EXERCISE DESCRIPTION:
Set the listing down again in full, word for word, with the pictures left out.

DATA SECTION:

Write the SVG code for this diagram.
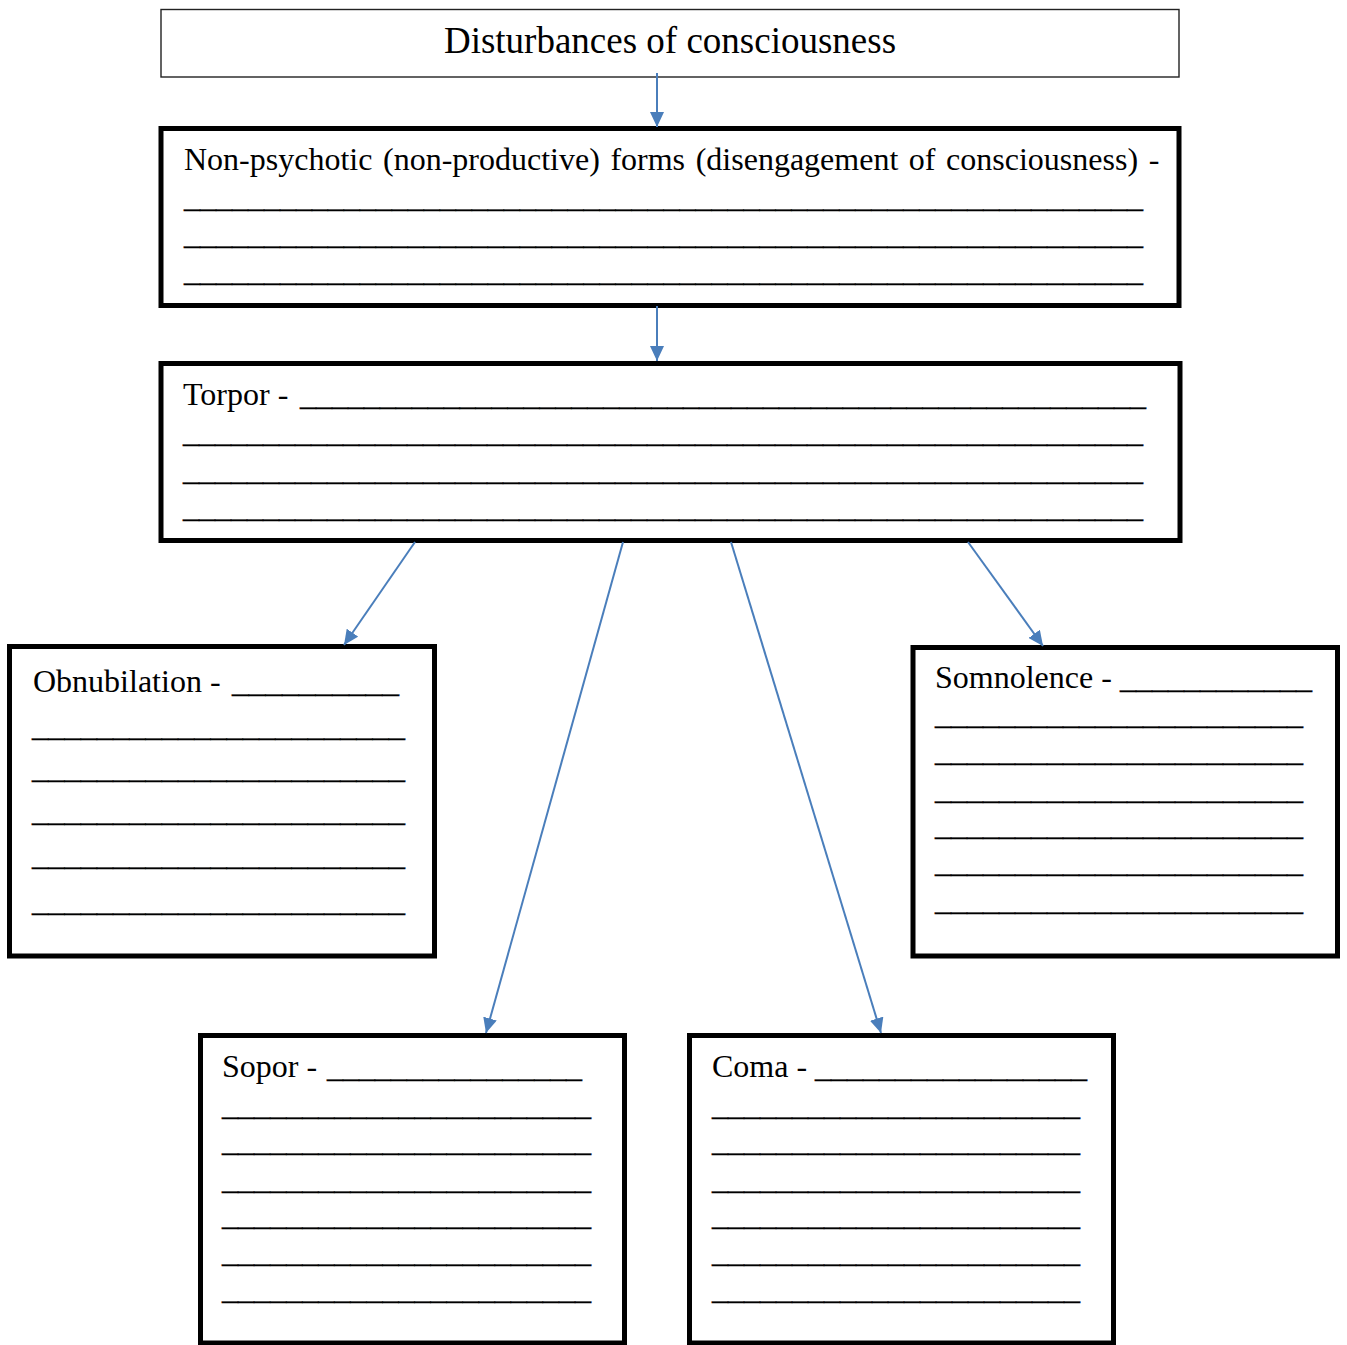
<svg xmlns="http://www.w3.org/2000/svg" width="1347" height="1345" viewBox="0 0 1347 1345">
<style>
  text { font-family: "Liberation Serif", "Times New Roman", serif; font-size: 32px; fill: #000; }
  .title { font-size: 37px; }
  .u { stroke: #000; stroke-width: 0.35; }
  .box { fill: #fff; stroke: #000; stroke-width: 5; }
  .thin { fill: #fff; stroke: #222; stroke-width: 1.4; }
  .conn { stroke: #4a7ebb; stroke-width: 2; fill: none; marker-end: url(#arrow); }
</style>
<defs>
  <marker id="arrow" markerUnits="userSpaceOnUse" markerWidth="16" markerHeight="14" refX="15" refY="7" orient="auto">
    <path d="M0,0 L15,7 L0,14 z" fill="#4a7ebb"/>
  </marker>
</defs>
<rect width="1347" height="1345" fill="#fff"/>

<g id="node-disturbances">
  <rect class="thin" x="161" y="9.5" width="1018" height="67.5"/>
  <text class="title" x="670" y="53" text-anchor="middle">Disturbances of consciousness</text>
</g>

<g id="node-nonpsychotic">
  <rect class="box" x="161" y="128.5" width="1018" height="177"/>
  <text x="184" y="170" word-spacing="2.6">Non-psychotic (non-productive) forms (disengagement of consciousness) -</text>
  <text class="u" x="184" y="206.5" textLength="959" lengthAdjust="spacingAndGlyphs">____________________________________________________________</text>
  <text class="u" x="184" y="243.5" textLength="959" lengthAdjust="spacingAndGlyphs">____________________________________________________________</text>
  <text class="u" x="184" y="280.5" textLength="959" lengthAdjust="spacingAndGlyphs">____________________________________________________________</text>
</g>

<g id="node-torpor">
  <rect class="box" x="161" y="363.5" width="1019" height="177"/>
  <text x="183" y="405">Torpor - </text>
  <text class="u" x="300" y="405" textLength="846" lengthAdjust="spacingAndGlyphs">_____________________________________________________</text>
  <text class="u" x="183" y="441.5" textLength="960" lengthAdjust="spacingAndGlyphs">____________________________________________________________</text>
  <text class="u" x="183" y="479.5" textLength="960" lengthAdjust="spacingAndGlyphs">____________________________________________________________</text>
  <text class="u" x="183" y="516.5" textLength="960" lengthAdjust="spacingAndGlyphs">____________________________________________________________</text>
</g>

<g id="node-obnubilation">
  <rect class="box" x="9.5" y="646.5" width="425" height="309.5"/>
  <text x="33" y="692">Obnubilation - </text>
  <text class="u" x="232" y="692" textLength="167" lengthAdjust="spacingAndGlyphs">__________</text>
  <text class="u" x="32" y="735.5" textLength="373" lengthAdjust="spacingAndGlyphs">_______________________</text>
  <text class="u" x="32" y="777.5" textLength="373" lengthAdjust="spacingAndGlyphs">_______________________</text>
  <text class="u" x="32" y="820.5" textLength="373" lengthAdjust="spacingAndGlyphs">_______________________</text>
  <text class="u" x="32" y="864.5" textLength="373" lengthAdjust="spacingAndGlyphs">_______________________</text>
  <text class="u" x="32" y="910.5" textLength="373" lengthAdjust="spacingAndGlyphs">_______________________</text>
</g>

<g id="node-somnolence">
  <rect class="box" x="913" y="647.5" width="424.5" height="308.5"/>
  <text x="935" y="688">Somnolence - </text>
  <text class="u" x="1120" y="688" textLength="192" lengthAdjust="spacingAndGlyphs">____________</text>
  <text class="u" x="935" y="723.5" textLength="368" lengthAdjust="spacingAndGlyphs">_______________________</text>
  <text class="u" x="935" y="760.5" textLength="368" lengthAdjust="spacingAndGlyphs">_______________________</text>
  <text class="u" x="935" y="798.5" textLength="368" lengthAdjust="spacingAndGlyphs">_______________________</text>
  <text class="u" x="935" y="834.5" textLength="368" lengthAdjust="spacingAndGlyphs">_______________________</text>
  <text class="u" x="935" y="871.5" textLength="368" lengthAdjust="spacingAndGlyphs">_______________________</text>
  <text class="u" x="935" y="909.5" textLength="368" lengthAdjust="spacingAndGlyphs">_______________________</text>
</g>

<g id="node-sopor">
  <rect class="box" x="200.5" y="1035.5" width="424" height="307.5"/>
  <text x="222" y="1077">Sopor - </text>
  <text class="u" x="327" y="1077" textLength="255" lengthAdjust="spacingAndGlyphs">________________</text>
  <text class="u" x="222" y="1114.5" textLength="369" lengthAdjust="spacingAndGlyphs">_______________________</text>
  <text class="u" x="222" y="1150.5" textLength="369" lengthAdjust="spacingAndGlyphs">_______________________</text>
  <text class="u" x="222" y="1188.5" textLength="369" lengthAdjust="spacingAndGlyphs">_______________________</text>
  <text class="u" x="222" y="1224.5" textLength="369" lengthAdjust="spacingAndGlyphs">_______________________</text>
  <text class="u" x="222" y="1261.5" textLength="369" lengthAdjust="spacingAndGlyphs">_______________________</text>
  <text class="u" x="222" y="1298.5" textLength="369" lengthAdjust="spacingAndGlyphs">_______________________</text>
</g>

<g id="node-coma">
  <rect class="box" x="689.5" y="1035.5" width="424" height="307.5"/>
  <text x="712" y="1077">Coma - </text>
  <text class="u" x="815" y="1077" textLength="272" lengthAdjust="spacingAndGlyphs">_________________</text>
  <text class="u" x="712" y="1114.5" textLength="368" lengthAdjust="spacingAndGlyphs">_______________________</text>
  <text class="u" x="712" y="1150.5" textLength="368" lengthAdjust="spacingAndGlyphs">_______________________</text>
  <text class="u" x="712" y="1188.5" textLength="368" lengthAdjust="spacingAndGlyphs">_______________________</text>
  <text class="u" x="712" y="1224.5" textLength="368" lengthAdjust="spacingAndGlyphs">_______________________</text>
  <text class="u" x="712" y="1261.5" textLength="368" lengthAdjust="spacingAndGlyphs">_______________________</text>
  <text class="u" x="712" y="1298.5" textLength="368" lengthAdjust="spacingAndGlyphs">_______________________</text>
</g>

<g id="connectors">
  <line class="conn" x1="657" y1="73" x2="657" y2="127"/>
  <line class="conn" x1="657" y1="306" x2="657" y2="361"/>
  <line class="conn" x1="415" y1="542" x2="344" y2="645"/>
  <line class="conn" x1="623" y1="542" x2="486" y2="1033"/>
  <line class="conn" x1="731" y1="542" x2="881" y2="1033"/>
  <line class="conn" x1="968" y1="542" x2="1043" y2="646"/>
</g>
</svg>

TASK RESPONSE:
Write the SVG code for this diagram.
<svg xmlns="http://www.w3.org/2000/svg" width="1347" height="1345" viewBox="0 0 1347 1345">
<style>
  text { font-family: "Liberation Serif", "Times New Roman", serif; font-size: 32px; fill: #000; }
  .title { font-size: 37px; }
  .u { stroke: #000; stroke-width: 0.35; }
  .box { fill: #fff; stroke: #000; stroke-width: 5; }
  .thin { fill: #fff; stroke: #222; stroke-width: 1.4; }
  .conn { stroke: #4a7ebb; stroke-width: 2; fill: none; marker-end: url(#arrow); }
</style>
<defs>
  <marker id="arrow" markerUnits="userSpaceOnUse" markerWidth="16" markerHeight="14" refX="15" refY="7" orient="auto">
    <path d="M0,0 L15,7 L0,14 z" fill="#4a7ebb"/>
  </marker>
</defs>
<rect width="1347" height="1345" fill="#fff"/>

<g id="node-disturbances">
  <rect class="thin" x="161" y="9.5" width="1018" height="67.5"/>
  <text class="title" x="670" y="53" text-anchor="middle">Disturbances of consciousness</text>
</g>

<g id="node-nonpsychotic">
  <rect class="box" x="161" y="128.5" width="1018" height="177"/>
  <text x="184" y="170" word-spacing="2.6">Non-psychotic (non-productive) forms (disengagement of consciousness) -</text>
  <text class="u" x="184" y="206.5" textLength="959" lengthAdjust="spacingAndGlyphs">____________________________________________________________</text>
  <text class="u" x="184" y="243.5" textLength="959" lengthAdjust="spacingAndGlyphs">____________________________________________________________</text>
  <text class="u" x="184" y="280.5" textLength="959" lengthAdjust="spacingAndGlyphs">____________________________________________________________</text>
</g>

<g id="node-torpor">
  <rect class="box" x="161" y="363.5" width="1019" height="177"/>
  <text x="183" y="405">Torpor - </text>
  <text class="u" x="300" y="405" textLength="846" lengthAdjust="spacingAndGlyphs">_____________________________________________________</text>
  <text class="u" x="183" y="441.5" textLength="960" lengthAdjust="spacingAndGlyphs">____________________________________________________________</text>
  <text class="u" x="183" y="479.5" textLength="960" lengthAdjust="spacingAndGlyphs">____________________________________________________________</text>
  <text class="u" x="183" y="516.5" textLength="960" lengthAdjust="spacingAndGlyphs">____________________________________________________________</text>
</g>

<g id="node-obnubilation">
  <rect class="box" x="9.5" y="646.5" width="425" height="309.5"/>
  <text x="33" y="692">Obnubilation - </text>
  <text class="u" x="232" y="692" textLength="167" lengthAdjust="spacingAndGlyphs">__________</text>
  <text class="u" x="32" y="735.5" textLength="373" lengthAdjust="spacingAndGlyphs">_______________________</text>
  <text class="u" x="32" y="777.5" textLength="373" lengthAdjust="spacingAndGlyphs">_______________________</text>
  <text class="u" x="32" y="820.5" textLength="373" lengthAdjust="spacingAndGlyphs">_______________________</text>
  <text class="u" x="32" y="864.5" textLength="373" lengthAdjust="spacingAndGlyphs">_______________________</text>
  <text class="u" x="32" y="910.5" textLength="373" lengthAdjust="spacingAndGlyphs">_______________________</text>
</g>

<g id="node-somnolence">
  <rect class="box" x="913" y="647.5" width="424.5" height="308.5"/>
  <text x="935" y="688">Somnolence - </text>
  <text class="u" x="1120" y="688" textLength="192" lengthAdjust="spacingAndGlyphs">____________</text>
  <text class="u" x="935" y="723.5" textLength="368" lengthAdjust="spacingAndGlyphs">_______________________</text>
  <text class="u" x="935" y="760.5" textLength="368" lengthAdjust="spacingAndGlyphs">_______________________</text>
  <text class="u" x="935" y="798.5" textLength="368" lengthAdjust="spacingAndGlyphs">_______________________</text>
  <text class="u" x="935" y="834.5" textLength="368" lengthAdjust="spacingAndGlyphs">_______________________</text>
  <text class="u" x="935" y="871.5" textLength="368" lengthAdjust="spacingAndGlyphs">_______________________</text>
  <text class="u" x="935" y="909.5" textLength="368" lengthAdjust="spacingAndGlyphs">_______________________</text>
</g>

<g id="node-sopor">
  <rect class="box" x="200.5" y="1035.5" width="424" height="307.5"/>
  <text x="222" y="1077">Sopor - </text>
  <text class="u" x="327" y="1077" textLength="255" lengthAdjust="spacingAndGlyphs">________________</text>
  <text class="u" x="222" y="1114.5" textLength="369" lengthAdjust="spacingAndGlyphs">_______________________</text>
  <text class="u" x="222" y="1150.5" textLength="369" lengthAdjust="spacingAndGlyphs">_______________________</text>
  <text class="u" x="222" y="1188.5" textLength="369" lengthAdjust="spacingAndGlyphs">_______________________</text>
  <text class="u" x="222" y="1224.5" textLength="369" lengthAdjust="spacingAndGlyphs">_______________________</text>
  <text class="u" x="222" y="1261.5" textLength="369" lengthAdjust="spacingAndGlyphs">_______________________</text>
  <text class="u" x="222" y="1298.5" textLength="369" lengthAdjust="spacingAndGlyphs">_______________________</text>
</g>

<g id="node-coma">
  <rect class="box" x="689.5" y="1035.5" width="424" height="307.5"/>
  <text x="712" y="1077">Coma - </text>
  <text class="u" x="815" y="1077" textLength="272" lengthAdjust="spacingAndGlyphs">_________________</text>
  <text class="u" x="712" y="1114.5" textLength="368" lengthAdjust="spacingAndGlyphs">_______________________</text>
  <text class="u" x="712" y="1150.5" textLength="368" lengthAdjust="spacingAndGlyphs">_______________________</text>
  <text class="u" x="712" y="1188.5" textLength="368" lengthAdjust="spacingAndGlyphs">_______________________</text>
  <text class="u" x="712" y="1224.5" textLength="368" lengthAdjust="spacingAndGlyphs">_______________________</text>
  <text class="u" x="712" y="1261.5" textLength="368" lengthAdjust="spacingAndGlyphs">_______________________</text>
  <text class="u" x="712" y="1298.5" textLength="368" lengthAdjust="spacingAndGlyphs">_______________________</text>
</g>

<g id="connectors">
  <line class="conn" x1="657" y1="73" x2="657" y2="127"/>
  <line class="conn" x1="657" y1="306" x2="657" y2="361"/>
  <line class="conn" x1="415" y1="542" x2="344" y2="645"/>
  <line class="conn" x1="623" y1="542" x2="486" y2="1033"/>
  <line class="conn" x1="731" y1="542" x2="881" y2="1033"/>
  <line class="conn" x1="968" y1="542" x2="1043" y2="646"/>
</g>
</svg>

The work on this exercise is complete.